Ever been to a ‘promenade performance’? Barmy, really. The audience is conducted through a makeshift theatre space — often a disused ironworks — where the show is performed in disjointed snatches amid atmospheric clutter. Invariably hopeless as drama, promenade shows can be revealing as social anthropology. They lay bare a secret that lies at the heart of theatrical life: actors loathe play-goers. Without a paying audience, all theatre is simply am-dram. And actors have a morbid fear of slipping into the underclass of voluntary performance. So they covertly resent ticket-buying audiences who alone have the power to convert an unpaid show-off into a self-regarding thesp, with his agent and his Spotlight listing and his drink problem. This latent hostility remains inactive most of the time but at a promenade show it emerges in plain view because the audience is at the performers’ mercy and the temptation to goad, humiliate and scare them becomes irresistible.
In the Beginning Was the End made no attempt to conceal its bullying instincts. It was skilfully done, too, and it rapidly set about destroying our peace of mind. No story or text was presented. Separated into small groups, we were led by unsmiling usherettes through a warren of converted rooms in Somerset House. Early on, we took our seats in a quiet boardroom, whose walls suddenly collapsed to reveal actors dressed as mad scientists screaming instructions at us in Slavic languages. In adjoining rooms, more actors barked out lectures in French and German. In a darkened hallway, laughing performers stripped naked and capered up and down, giggling. Later, I found myself walking through an under-lit corridor with doorways on either side leading to unknown torments. All around, ghostly wardens stared straight through me with deadened eyes. Very unsettling.

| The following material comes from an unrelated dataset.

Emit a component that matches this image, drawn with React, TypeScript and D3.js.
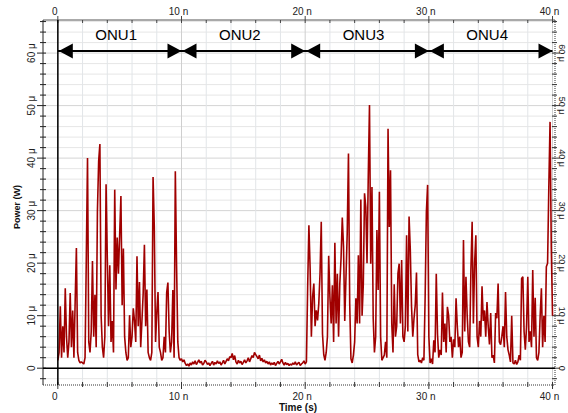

My brain groped for certainty amid a host of unfamiliar sensations: the eerie lighting, the chalky stink of fresh plasterwork, the whispers and shuffles of hidden performers, and the yielding creaks beneath my footfalls. I was nagged at by a constant fear that some new prank was about to be played on me. Anyone who has been arrested and interrogated by secret policemen must have endured something like this nervy, skin-crawling ordeal. I never thought I’d write these words but here goes. I hated this show. I couldn’t wait to escape. It was sheer torture. And for that reason, I declare it a triumph. It revealed an abiding truth about the twisted relationship between theatrical artists and their hapless patrons.
The Rose, in Kingston, is an architectural muddle. The beautifully proportioned seating area is marred by a cumbersome, overlarge acting space. This great barn is particularly hostile to drawing-room plays that need solid walls and credible furnishings to convey their atmosphere. Staging The Vortex here is quite a challenge. And then there’s the play. Noël Coward’s breakthrough hit from 1924 is a provocative, morbid, self-pitying melodrama, quite unlike anything he later produced. The comedy is acidic. The atmosphere is fretful and sour. The characters buzz around like clever, brittle hornets plunging their stings into each other’s hides. All the charm in the world is never enough to sweeten the atmosphere and to remove its air of mawkish cruelty. Remember, this was not written by the great Sir Noël Coward, the nation’s favourite wag, but by an angry young Bohemian spiv, a chancer with no reputation at all, who wanted to smash the bourgeoisie in the face with his elegant, velvet-clad fist.
The plot is a tangled romance between Florence, an ageing cougar, and her young toyboy, Tom. Their affair implodes when Florence’s son Nicky returns from Paris with his new fiancée Bunty, who happens to be Tom’s former girlfriend. Nicky is addicted to ‘drugs’ (code for homosexuality) and the play culminates in a scene of rapturous exhibitionism as Nicky and Florence confess their vices to one another and agree to end their compulsive behaviour. This finale never feels entirely convincing.
There are strong performances in Stephen Unwin’s production but they make the show lopsided. The star turn is James Dreyfus, playing a catty old woofter, but the role is too small for an actor of his calibre and his absences from the stage deprive the show of energy and fun. Kerry Fox is all right as Florence, the whingey nympho sleeping her way through Sandhurst, but she suggests too little of her character’s sensuality and erotic adventurism. David Dawson, who may become a star, captures Nicky’s sexual ambivalence brilliantly but he over-stresses the character’s aggrieved bitterness at the cost of lightness and frivolity. William Chubb is excellent as the dreary upstanding husband whom Florence rejects in favour of cadets half her age.
If I lived in Kingston, I’d regard this as a pretty good night out. Were I further afield, I wouldn’t be so sure.